* [Challenge]
Go through the entries below and pick out every line with "image".

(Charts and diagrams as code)
-- -- --

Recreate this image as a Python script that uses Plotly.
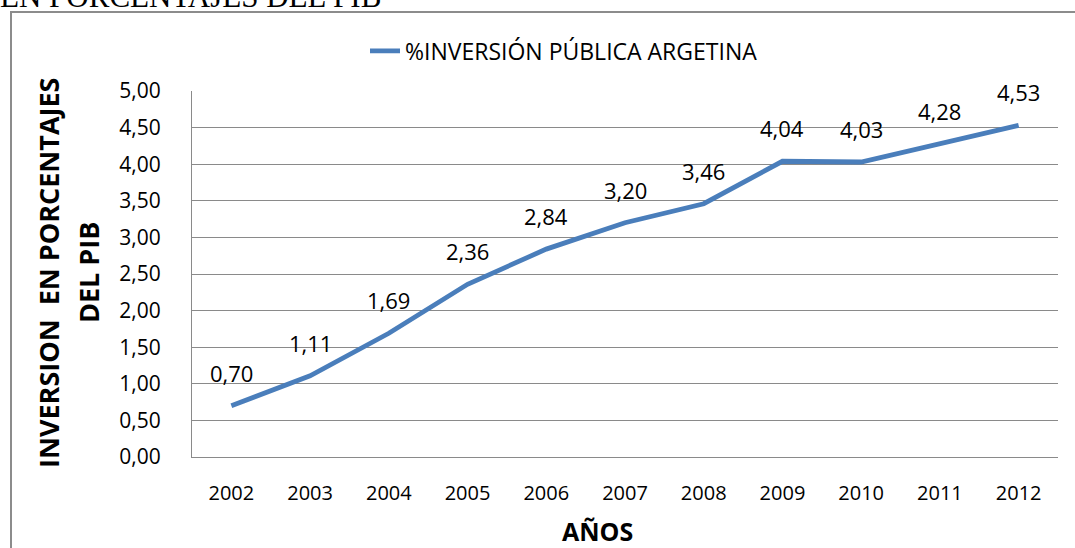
import plotly.graph_objects as go

years = ["2002", "2003", "2004", "2005", "2006", "2007", "2008", "2009", "2010", "2011", "2012"]
values = [0.70, 1.11, 1.69, 2.36, 2.84, 3.20, 3.46, 4.04, 4.03, 4.28, 4.53]
series_name = "%INVERSIÓN PÚBLICA ARGETINA"
y_ticks = [0, 0.5, 1, 1.5, 2, 2.5, 3, 3.5, 4, 4.5, 5]
y_tick_text = ["0,00", "0,50", "1,00", "1,50", "2,00", "2,50", "3,00", "3,50", "4,00", "4,50", "5,00"]

W, H = 1075, 548
L, R, T, B = 192, 17, 91, 91
PW, PH = W - L - R, H - T - B

def px_x(x):
    return (x - L) / PW

def px_y(y):
    return (H - B - y) / PH

FONT = "Open Sans"
BLUE = "#4a7ebb"
GRID = "#8a8a8a"

fig = go.Figure()
fig.add_trace(go.Scatter(
    x=years, y=values, mode="lines", name=series_name,
    line=dict(color=BLUE, width=4.8),
    showlegend=True,
))

annotations = []
for i, v in enumerate(values):
    annotations.append(dict(
        x=i, y=v, xref="x", yref="y", text=f"{v:.2f}".replace(".", ","),
        showarrow=False, yshift=33, yanchor="middle",
        font=dict(family=FONT, size=22, color="#000"),
    ))

annotations.append(dict(
    x=px_x(48), y=px_y(273), xref="paper", yref="paper",
    text="<b>INVERSION  EN PORCENTAJES</b>", textangle=-90, showarrow=False,
    xanchor="center", yanchor="middle",
    font=dict(family=FONT, size=27, color="#000"),
))
annotations.append(dict(
    x=px_x(88), y=px_y(273), xref="paper", yref="paper",
    text="<b>DEL PIB</b>", textangle=-90, showarrow=False,
    xanchor="center", yanchor="middle",
    font=dict(family=FONT, size=27, color="#000"),
))
annotations.append(dict(
    x=px_x(597), y=px_y(531), xref="paper", yref="paper",
    text="<b>AÑOS</b>", showarrow=False,
    xanchor="center", yanchor="middle",
    font=dict(family=FONT, size=25, color="#000"),
))
annotations.append(dict(
    x=px_x(-2), y=px_y(16), xref="paper", yref="paper",
    text="EN PORCENTAJES DEL PIB", showarrow=False,
    xanchor="left", yanchor="bottom",
    font=dict(family="Liberation Serif", size=31, color="#000"),
))

fig.update_layout(
    width=W, height=H,
    margin=dict(l=L, r=R, t=T, b=B, autoexpand=False),
    paper_bgcolor="white", plot_bgcolor="white",
    font=dict(family=FONT, size=20, color="#000"),
    separators=",.",
    showlegend=True,
    legend=dict(
        orientation="h", x=px_x(365), y=px_y(51), xanchor="left", yanchor="middle",
        font=dict(family=FONT, size=23, color="#000"), bgcolor="rgba(0,0,0,0)",
    ),
    annotations=annotations,
    shapes=[dict(
        type="rect", xref="paper", yref="paper",
        x0=px_x(11), x1=px_x(1085), y0=px_y(560), y1=px_y(12),
        line=dict(color="#8c8c8c", width=2), layer="below",
    )],
)
fig.update_xaxes(
    type="category", range=[-0.5, 10.5], showgrid=False, zeroline=False,
    showline=True, linecolor=GRID, linewidth=1, ticks="",
    tickfont=dict(family=FONT, size=20), ticklabelstandoff=18,
)
fig.update_yaxes(
    range=[0, 5], tickvals=y_ticks, ticktext=y_tick_text,
    showgrid=True, gridcolor=GRID, gridwidth=1, zeroline=False,
    showline=True, linecolor=GRID, linewidth=1, ticks="",
    tickfont=dict(family=FONT, size=21), ticklabelstandoff=26,
)

fig.write_html("out.html", config={"displayModeBar": False},
               post_script="document.body.style.margin='0';")
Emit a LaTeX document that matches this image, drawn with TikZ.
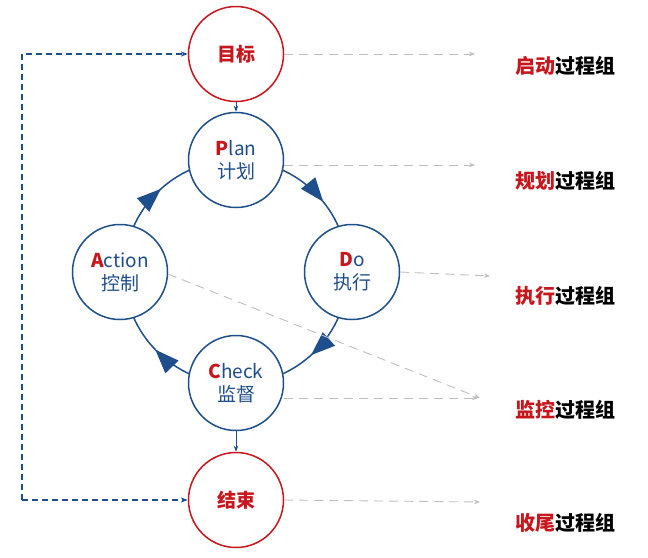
\documentclass[tikz,border=0pt]{standalone}
\usepackage{fontspec}
\setmainfont{Noto Sans CJK SC}
\usetikzlibrary{arrows.meta,decorations.markings}
\definecolor{bl}{HTML}{1F4E8C}
\definecolor{rd}{HTML}{C8161D}
\definecolor{gr}{HTML}{BDBDBD}
\begin{document}
\begin{tikzpicture}[x=1pt,y=-1pt,
  cir/.style={circle,draw=bl,line width=1.5pt,fill=white,minimum size=95pt,inner sep=0pt,align=center,text=bl,font=\fontsize{19}{23}\selectfont},
  rcir/.style={cir,draw=rd,text=rd,font=\fontsize{19}{23}\selectfont\bfseries},
  gline/.style={gr,dashed,dash pattern=on 9pt off 6pt,line width=0.9pt,-{Stealth[length=6pt]}},
  lab/.style={anchor=west,font=\fontsize{20}{22}\selectfont\bfseries},
  loop/.style={bl,line width=1.3pt,dash pattern=on 6pt off 4pt,-{Stealth[length=7pt]}}]
\useasboundingbox (0,0) rectangle (648,557);
\draw[bl,line width=1.5pt,postaction={decorate},decoration={markings,
  mark=at position 0.142 with {\arrow{Triangle[length=24pt,width=18pt]}},
  mark=at position 0.383 with {\arrow{Triangle[length=24pt,width=18pt]}},
  mark=at position 0.628 with {\arrow{Triangle[length=24pt,width=18pt]}},
  mark=at position 0.883 with {\arrow{Triangle[length=24pt,width=18pt]}}}]
  (236,160) arc (-90:270:112);
\node[rcir] (goal) at (236,54) {目标};
\node[cir] (plan) at (236,160) {{\color{rd}\bfseries P}lan\\计划};
\node[cir] (do) at (352,272) {{\color{rd}\bfseries D}o\\执行};
\node[cir] (act) at (120,272) {{\color{rd}\bfseries A}ction\\控制};
\node[cir] (chk) at (236,383) {{\color{rd}\bfseries C}heck\\监督};
\node[rcir] (end) at (236,500) {结束};
\draw[bl,line width=1pt,-{Stealth[length=6pt]}] (goal) -- (plan);
\draw[bl,line width=1pt,-{Stealth[length=6pt]}] (chk) -- (end);
\coordinate (c1) at (22,54);
\coordinate (c2) at (22,500);
\draw[loop] (c2) -- (c1) -- (goal);
\draw[loop] (c2) -- (end);
\node[lab] (l1) at (512,66) {{\color{rd}启动}过程组};
\node[lab] (l2) at (512,181) {{\color{rd}规划}过程组};
\node[lab] (l3) at (512,296) {{\color{rd}执行}过程组};
\node[lab] (l4) at (512,410) {{\color{rd}监控}过程组};
\node[lab] (l5) at (512,523) {{\color{rd}收尾}过程组};
\coordinate (e1) at (475,54);
\coordinate (e2) at (475,165);
\coordinate (e3) at (490,276);
\coordinate (e4) at (478,398);
\coordinate (e5) at (480,398);
\coordinate (e6) at (480,502);
\draw[gline] (goal.east) -- (e1);
\draw[gline] (284,165) -- (e2);
\draw[gline] (do.east) -- (e3);
\draw[gline] (284,398) -- (e4);
\draw[gline] (168,274) -- (e5);
\draw[gline] (end.east) -- (e6);
\end{tikzpicture}
\end{document}
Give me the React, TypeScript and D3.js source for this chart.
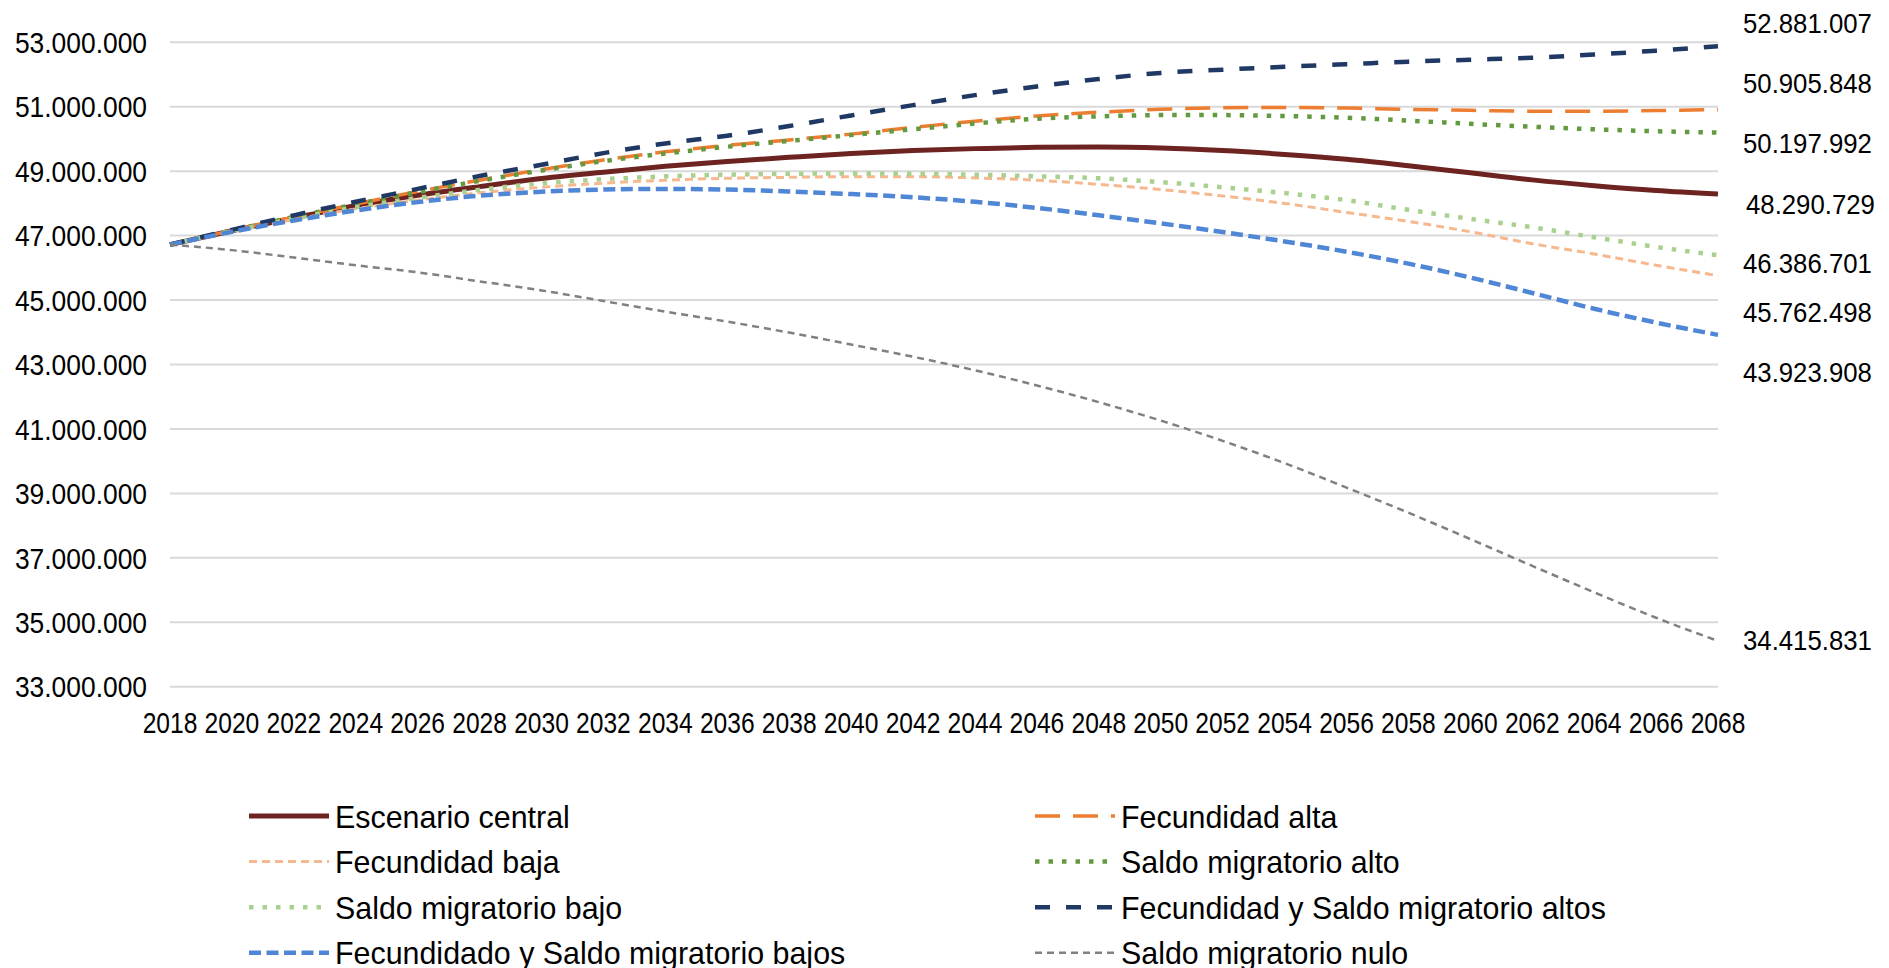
import React from "react";
import * as d3 from "d3";

// ---------- DATA (millions of inhabitants) ----------
const years = [2018, 2020, 2022, 2024, 2026, 2028, 2030, 2032, 2034, 2036, 2038, 2040, 2042,
  2044, 2046, 2048, 2050, 2052, 2054, 2056, 2058, 2060, 2062, 2064, 2066, 2068];

const escenarioCentral = [46.72, 47.15, 47.55, 47.93, 48.25, 48.52, 48.77, 48.97, 49.15, 49.30, 49.43, 49.55, 49.64,
  49.70, 49.74, 49.75, 49.72, 49.64, 49.52, 49.37, 49.17, 48.95, 48.73, 48.55, 48.40, 48.29];
const fecundidadAlta = [46.72, 47.16, 47.58, 47.98, 48.37, 48.72, 49.05, 49.35, 49.60, 49.80, 49.97, 50.15, 50.36,
  50.55, 50.71, 50.83, 50.92, 50.97, 50.98, 50.96, 50.92, 50.89, 50.86, 50.86, 50.88, 50.91];
const fecundidadBaja = [46.72, 47.13, 47.50, 47.83, 48.10, 48.33, 48.50, 48.63, 48.72, 48.78, 48.81, 48.83, 48.83,
  48.79, 48.72, 48.59, 48.43, 48.23, 48.00, 47.72, 47.44, 47.12, 46.75, 46.43, 46.08, 45.76];
const saldoAlto = [46.72, 47.16, 47.58, 47.97, 48.35, 48.70, 49.02, 49.31, 49.55, 49.76, 49.94, 50.12, 50.30,
  50.48, 50.63, 50.70, 50.74, 50.74, 50.71, 50.66, 50.57, 50.47, 50.38, 50.30, 50.24, 50.20];
const saldoBajo = [46.72, 47.14, 47.53, 47.88, 48.17, 48.42, 48.62, 48.75, 48.84, 48.89, 48.92, 48.93, 48.92,
  48.89, 48.84, 48.78, 48.66, 48.50, 48.32, 48.10, 47.80, 47.52, 47.26, 46.95, 46.65, 46.39];
const fecSaldoAltos = [46.72, 47.18, 47.63, 48.05, 48.45, 48.85, 49.20, 49.56, 49.86, 50.10, 50.40, 50.73, 51.05,
  51.36, 51.63, 51.86, 52.05, 52.15, 52.24, 52.32, 52.40, 52.46, 52.52, 52.62, 52.74, 52.88];
const fecSaldoBajos = [46.72, 47.12, 47.47, 47.78, 48.04, 48.24, 48.36, 48.43, 48.45, 48.43, 48.37, 48.29, 48.19,
  48.05, 47.86, 47.63, 47.38, 47.11, 46.82, 46.50, 46.13, 45.70, 45.22, 44.73, 44.30, 43.92];
const saldoNulo = [46.72, 46.55, 46.32, 46.08, 45.86, 45.58, 45.30, 44.97, 44.64, 44.33, 43.99, 43.62, 43.24,
  42.82, 42.35, 41.83, 41.26, 40.63, 39.94, 39.18, 38.40, 37.58, 36.75, 35.93, 35.14, 34.42];

const seriesNames = [
  "Escenario central",
  "Fecundidad alta",
  "Fecundidad baja",
  "Saldo migratorio alto",
  "Saldo migratorio bajo",
  "Fecundidad y Saldo migratorio altos",
  "Fecundidado y Saldo migratorio bajos",
  "Saldo migratorio nulo",
];
const seriesValues = [escenarioCentral, fecundidadAlta, fecundidadBaja, saldoAlto, saldoBajo,
  fecSaldoAltos, fecSaldoBajos, saldoNulo];

const yTicks = [33000000, 35000000, 37000000, 39000000, 41000000, 43000000, 45000000,
  47000000, 49000000, 51000000, 53000000];

// end-of-line data labels (value and where the label sits, in millions)
const endLabelValues = [52881007, 50905848, 50197992, 48290729, 46386701, 45762498, 43923908, 34415831];
const endLabelPos = [53.59, 51.73, 49.87, 47.98, 46.14, 44.64, 42.78, 34.45];
const endLabelDx = [0, 0, 0, 3, 0, 0, 0, 0];

// ---------- STYLES ----------
const styles = [
  { color: "#6D2320", width: 5, dash: "" },
  { color: "#ED7D31", width: 3.5, dash: "25,13" },
  { color: "#F6B88E", width: 3, dash: "8,5" },
  { color: "#649A3F", width: 4.5, dash: "4.5,9" },
  { color: "#A9D08E", width: 4.5, dash: "4.5,9" },
  { color: "#203864", width: 4.5, dash: "15,16" },
  { color: "#4F86D5", width: 4.5, dash: "12,5.5" },
  { color: "#808080", width: 2.5, dash: "7,5" },
];

const W = 1889;
const H = 968;
const FONT = "'Liberation Sans', Arial, sans-serif";

const locale = d3.formatLocale({ decimal: ",", thousands: ".", grouping: [3], currency: ["", "€"] });
const fmt = locale.format(",d");

export default function App() {
  const x = d3.scaleLinear().domain([2018, 2068]).range([170, 1718]);
  const y = d3.scaleLinear().domain([33, 53]).range([686.7, 42.3]);

  const line = d3
    .line<number>()
    .x((_, i) => x(years[i]))
    .y((d) => y(d))
    .curve(d3.curveMonotoneX);

  const legendRowY = (r: number) => 816 + r * 45.6;
  const legendColX = [249, 1035];
  const sampleW = 80;

  return (
    <svg
      width={W}
      height={H}
      style={{ position: "absolute", left: 0, top: 0, background: "#fff" }}
      fontFamily={FONT}
    >
      <rect x={0} y={0} width={W} height={H} fill="#fff" />
      {/* gridlines */}
      {yTicks.map((t) => (
        <line key={t} x1={170} x2={1718} y1={y(t / 1e6)} y2={y(t / 1e6)} stroke="#D9D9D9" strokeWidth={2} />
      ))}
      {/* y tick labels */}
      {yTicks.map((t) => (
        <g key={"yl" + t} transform={`translate(147,${y(t / 1e6) + 0.358 * 30}) scale(0.88,1)`}>
          <text textAnchor="end" fontSize={30} fill="#000">
            {fmt(t)}
          </text>
        </g>
      ))}
      {/* x tick labels */}
      {years.map((yr) => (
        <g key={"xl" + yr} transform={`translate(${x(yr)},733) scale(0.82,1)`}>
          <text textAnchor="middle" fontSize={30} fill="#000">
            {yr}
          </text>
        </g>
      ))}
      {/* series */}
      {seriesValues.map((vals, i) => (
        <path
          key={seriesNames[i]}
          d={line(vals) || ""}
          fill="none"
          stroke={styles[i].color}
          strokeWidth={styles[i].width}
          strokeDasharray={styles[i].dash || undefined}
          strokeLinejoin="round"
        />
      ))}
      {/* end labels */}
      {endLabelValues.map((v, i) => (
        <g key={"el" + i} transform={`translate(${1743 + endLabelDx[i]},${y(endLabelPos[i]) + 0.358 * 28}) scale(0.92,1)`}>
          <text fontSize={28} fill="#000">
            {fmt(v)}
          </text>
        </g>
      ))}
      {/* legend */}
      {seriesNames.map((name, i) => {
        const col = i % 2;
        const row = Math.floor(i / 2);
        const lx = legendColX[col];
        const ly = legendRowY(row);
        return (
          <g key={"lg" + i}>
            <line
              x1={lx}
              x2={lx + sampleW}
              y1={ly}
              y2={ly}
              stroke={styles[i].color}
              strokeWidth={styles[i].width}
              strokeDasharray={styles[i].dash || undefined}
            />
            <g transform={`translate(${lx + sampleW + 6},${ly + 0.36 * 32}) scale(0.95,1)`}>
              <text fontSize={32} fill="#000">
                {name}
              </text>
            </g>
          </g>
        );
      })}
    </svg>
  );
}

-- -- --

* [Response to the exercise]
Recreate this image as a Python script that uses Plotly.
Emit a LaTeX document that matches this image, drawn with TikZ.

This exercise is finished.